Many sumo wrestlers, despite being overfat, possess amounts of muscle that would rival any bodybuilder. This comes mostly from eating so much food along with some intense training.
More calories rank more importantly than more protein. Some trainees do lack protein though, and in this case, at least half a gram per lean pound of bodyweight provides a good standard.
Convenience will make things easier. Drinking milk served as an easy solution that provided protein. Nut butters, oils, pasta, juice, powders, and other very dense but more healthful sources work best. This great density may not represent a lasting lifestyle choice, but will be necessary if aiming to add muscle beyond the typical rate.
When you eat more protein, you ingest more calories. This spares protein for muscle building. It promotes anabolism that adds tissue. Most bodybuilders eat too much protein, ignoring that carbohydrates generate the best form of energy.
Fat helps absorb vitamins and plays other vital roles including hormone production though. Without enough calories, the body will use its own muscle and fat to provide energy for daily requirements.
It is very difficult to add muscle and lose fat at the same time. This can occur for short periods of time, but does not act as a real solution.
You instead should adopt a wave-like pattern. Have periods in gaining, whereas you eat more but not excessively. 300-500 calories above a typical day provides a starting point. You then stop if becoming overfat, and reduce your calories gradually and continue to train hard.
You will likely be able to maintain, only lose a slight amount of muscle, or even add a bit. With each of these cycles, you add more muscle. Combine this with hard training, and you realize that the secret to building muscle means simply eating more.
Perhaps unusually, many trainees actually stand a greater chance to gain muscle and lose fat at the same time while eating slightly more as opposed to eating slightly less. This likely occurs due to the metabolism required to keep muscle and the anabolic environment that more calories promote.
Eating way too many calories will add fat, so eat more but monitor your changes in the mirror. You cannot force feed muscle, but you can very quickly add fat. This served an evolutionary role as a source of calories during famine. Massive amounts of muscle had less utility unless a clear reason existed. Hard training gives the body that reason.
The building of muscle also requires time components independent of the food eaten.

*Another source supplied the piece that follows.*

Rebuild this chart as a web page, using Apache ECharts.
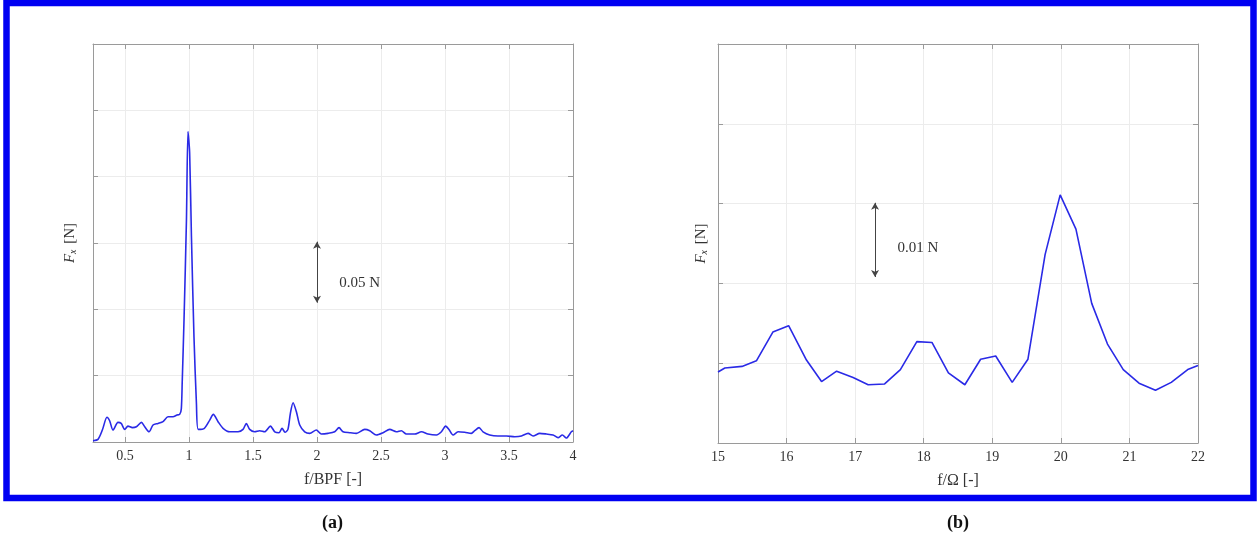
<!DOCTYPE html>
<html>
<head>
<meta charset="utf-8">
<script src="https://cdn.jsdelivr.net/npm/echarts@6/dist/echarts.min.js"></script>
<style>
html,body{margin:0;padding:0;background:#fff;}
#c{width:1257px;height:542px;}
</style>
</head>
<body>
<div id="c"></div>
<script>
// ---- Data ----
const leftX = [0.25,0.289,0.323,0.359,0.38,0.406,0.445,0.47,0.498,0.523,0.558,0.589,0.628,0.654,0.688,0.719,0.758,0.797,0.836,0.875,0.906,0.927,0.94,0.947,0.961,0.98,0.992,1.005,1.019,1.039,1.058,1.072,1.12,1.162,1.19,1.227,1.266,1.318,1.383,1.422,1.448,1.474,1.513,1.552,1.591,1.636,1.67,1.703,1.727,1.75,1.773,1.792,1.813,1.839,1.865,1.904,1.943,1.995,2.034,2.086,2.138,2.172,2.203,2.255,2.308,2.373,2.412,2.464,2.516,2.568,2.62,2.659,2.698,2.763,2.816,2.867,2.933,2.972,3.005,3.031,3.063,3.102,3.154,3.206,3.232,3.266,3.297,3.349,3.414,3.48,3.545,3.597,3.649,3.688,3.74,3.792,3.844,3.883,3.917,3.948,3.987,4.0];
const leftY = [0.001,0.002,0.009,0.0186,0.016,0.009,0.0148,0.014,0.0095,0.012,0.0108,0.0115,0.0148,0.0115,0.0077,0.0128,0.014,0.0153,0.019,0.019,0.0203,0.0208,0.025,0.045,0.0917,0.167,0.234,0.218,0.155,0.079,0.029,0.0095,0.0103,0.0165,0.0208,0.0153,0.0103,0.0077,0.0077,0.0095,0.014,0.0095,0.0077,0.0085,0.0077,0.012,0.0077,0.007,0.0103,0.0073,0.0095,0.0216,0.0296,0.0228,0.0128,0.0077,0.0065,0.009,0.006,0.0065,0.0077,0.0108,0.0077,0.007,0.0065,0.0095,0.0085,0.0053,0.007,0.0095,0.0077,0.0085,0.006,0.006,0.0077,0.006,0.0053,0.0077,0.012,0.0095,0.0053,0.0077,0.0073,0.0065,0.0085,0.0108,0.0077,0.0053,0.0045,0.0045,0.004,0.0045,0.0065,0.0045,0.0065,0.006,0.0053,0.0033,0.0053,0.003,0.0077,0.0085];

const rightX = [15.0,15.1,15.35,15.56,15.8,16.03,16.29,16.51,16.73,16.97,17.19,17.43,17.66,17.9,18.12,18.36,18.6,18.83,19.05,19.29,19.52,19.77,19.99,20.22,20.45,20.68,20.91,21.14,21.38,21.61,21.85,22.0];
const rightY = [0.0089,0.0094,0.0096,0.0103,0.0139,0.0147,0.0104,0.0077,0.0090,0.0082,0.0073,0.0074,0.0092,0.0127,0.0126,0.0088,0.0073,0.0105,0.0109,0.0076,0.0105,0.0236,0.0311,0.0268,0.0175,0.0124,0.0092,0.0075,0.0066,0.0076,0.0092,0.0097];

// tick values
const leftXTicks = [0.5, 1, 1.5, 2, 2.5, 3, 3.5, 4];
const rightXTicks = [15, 16, 17, 18, 19, 20, 21, 22];

// annotation values (data units)
const leftArrow = {x: 2.0, from: 0.105, to: 0.151, labelX: 2.17, labelY: 0.1195, text: '0.05 N'};
const rightArrow = {x: 17.29, from: 0.0208, to: 0.0301, labelX: 17.61, labelY: 0.0244, text: '0.01 N'};

const leftXAxisName = 'f/BPF [-]';
const rightXAxisName = 'f/\u03A9 [-]';
const captions = ['(a)', '(b)'];

// ---- Chart ----
const FONT = '"Liberation Serif", "DejaVu Serif", serif';
const AXIS_COLOR = '#9a9a9a';
const GRID_COLOR = '#ececec';
const LINE_COLOR = '#2a2ae6';

const chart = echarts.init(document.getElementById('c'), null, {renderer: 'canvas'});

function zip(a, b) { return a.map((v, i) => [v, b[i]]); }

function mainX(gi, min, max, ticks, name) {
  return {
    type: 'value', gridIndex: gi, min: min, max: max,
    name: name, nameLocation: 'middle', nameGap: 30,
    nameTextStyle: {fontFamily: FONT, fontSize: 16, color: '#333'},
    axisLine: {show: true, onZero: false, lineStyle: {color: AXIS_COLOR, width: 1}},
    axisTick: {show: true, inside: true, length: 5, lineStyle: {color: AXIS_COLOR}, customValues: ticks},
    axisLabel: {fontFamily: FONT, fontSize: 14, color: '#333', margin: 7, customValues: ticks,
      formatter: v => String(v)},
    splitLine: {show: true, lineStyle: {color: GRID_COLOR, width: 1}}
  };
}
function topXAxis(gi, min, max, ticks) {
  return {
    type: 'value', gridIndex: gi, position: 'top', min: min, max: max,
    axisLine: {show: true, onZero: false, lineStyle: {color: AXIS_COLOR, width: 1}},
    axisTick: {show: true, inside: true, length: 5, lineStyle: {color: AXIS_COLOR}, customValues: ticks},
    axisLabel: {show: false, customValues: ticks}, splitLine: {show: false}
  };
}
function mainYAxis(gi, min, max, interval, gap) {
  return {
    type: 'value', gridIndex: gi, min: min, max: max, interval: interval,
    name: '{i|F}{s|x} [N]', nameLocation: 'middle', nameGap: gap,
    nameTextStyle: {fontFamily: FONT, fontSize: 15, color: '#333',
      rich: {
        i: {fontFamily: FONT, fontStyle: 'italic', fontSize: 15, color: '#333'},
        s: {fontFamily: FONT, fontStyle: 'italic', fontSize: 10, color: '#333', verticalAlign: 'bottom', padding: [6, 2, 0, 0]}
      }},
    axisLine: {show: true, onZero: false, lineStyle: {color: AXIS_COLOR, width: 1}},
    axisTick: {show: true, inside: true, length: 5, lineStyle: {color: AXIS_COLOR}},
    axisLabel: {show: false},
    splitLine: {show: true, lineStyle: {color: GRID_COLOR, width: 1}}
  };
}
function sideYAxis(gi, min, max, interval) {
  return {
    type: 'value', gridIndex: gi, position: 'right', min: min, max: max, interval: interval,
    axisLine: {show: true, onZero: false, lineStyle: {color: AXIS_COLOR, width: 1}},
    axisTick: {show: true, inside: true, length: 5, lineStyle: {color: AXIS_COLOR}},
    axisLabel: {show: false}, splitLine: {show: false}
  };
}

function annotation(a) {
  return {
    markLine: {
      silent: true, animation: false,
      symbol: ['arrow', 'arrow'], symbolSize: [6, 7],
      lineStyle: {color: '#444', width: 1, type: 'solid'},
      label: {show: false},
      data: [[{coord: [a.x, a.from]}, {coord: [a.x, a.to]}]]
    },
    markPoint: {
      silent: true, animation: false,
      symbol: 'circle', symbolSize: 1, itemStyle: {color: 'rgba(0,0,0,0)'},
      label: {show: true, position: 'right', distance: 0, formatter: a.text,
        fontFamily: FONT, fontSize: 15, color: '#333'},
      data: [{coord: [a.labelX, a.labelY]}]
    }
  };
}

const option = {
  animation: false,
  backgroundColor: '#fff',
  grid: [
    {left: 93, top: 44, width: 480, height: 398, show: false},
    {left: 718, top: 44, width: 480, height: 399, show: false}
  ],
  xAxis: [
    mainX(0, 0.25, 4, leftXTicks, leftXAxisName),
    mainX(1, 15, 22, rightXTicks, rightXAxisName),
    topXAxis(0, 0.25, 4, leftXTicks),
    topXAxis(1, 15, 22, rightXTicks)
  ],
  yAxis: [
    mainYAxis(0, 0, 0.3, 0.05, 15),
    mainYAxis(1, 0, 0.05, 0.01, 9),
    sideYAxis(0, 0, 0.3, 0.05),
    sideYAxis(1, 0, 0.05, 0.01)
  ],
  series: [
    Object.assign({
      type: 'line', xAxisIndex: 0, yAxisIndex: 0, data: zip(leftX, leftY),
      showSymbol: false, symbol: 'none', smooth: 0.25,
      lineStyle: {color: LINE_COLOR, width: 1.6}
    }, annotation(leftArrow)),
    Object.assign({
      type: 'line', xAxisIndex: 1, yAxisIndex: 1, data: zip(rightX, rightY),
      showSymbol: false, symbol: 'none', smooth: false,
      lineStyle: {color: LINE_COLOR, width: 1.6}
    }, annotation(rightArrow))
  ],
  graphic: [
    {type: 'rect', silent: true,
      shape: {x: 6.5, y: 3, width: 1247, height: 495},
      style: {fill: 'none', stroke: '#0000f2', lineWidth: 6.5}},
    {type: 'text', left: 322, top: 514, silent: true,
      style: {text: captions[0], fontFamily: FONT, fontWeight: 'bold', fontSize: 18, fill: '#111'}},
    {type: 'text', left: 947, top: 514, silent: true,
      style: {text: captions[1], fontFamily: FONT, fontWeight: 'bold', fontSize: 18, fill: '#111'}}
  ]
};
chart.setOption(option);
</script>
</body>
</html>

This explains the importance of hard but patient training.
Pay attention to your muscle definition and assess yourself honestly. Almost everyone lacking some abdominal definition will need to lose fat.
In summary, eat more calories when progress peaks. If this does not allow progress, you may need to reconsider your training methods.
Eating to gain muscle is simple enough. Train hard with progress in mind, and then eat more calories to gradually add weight.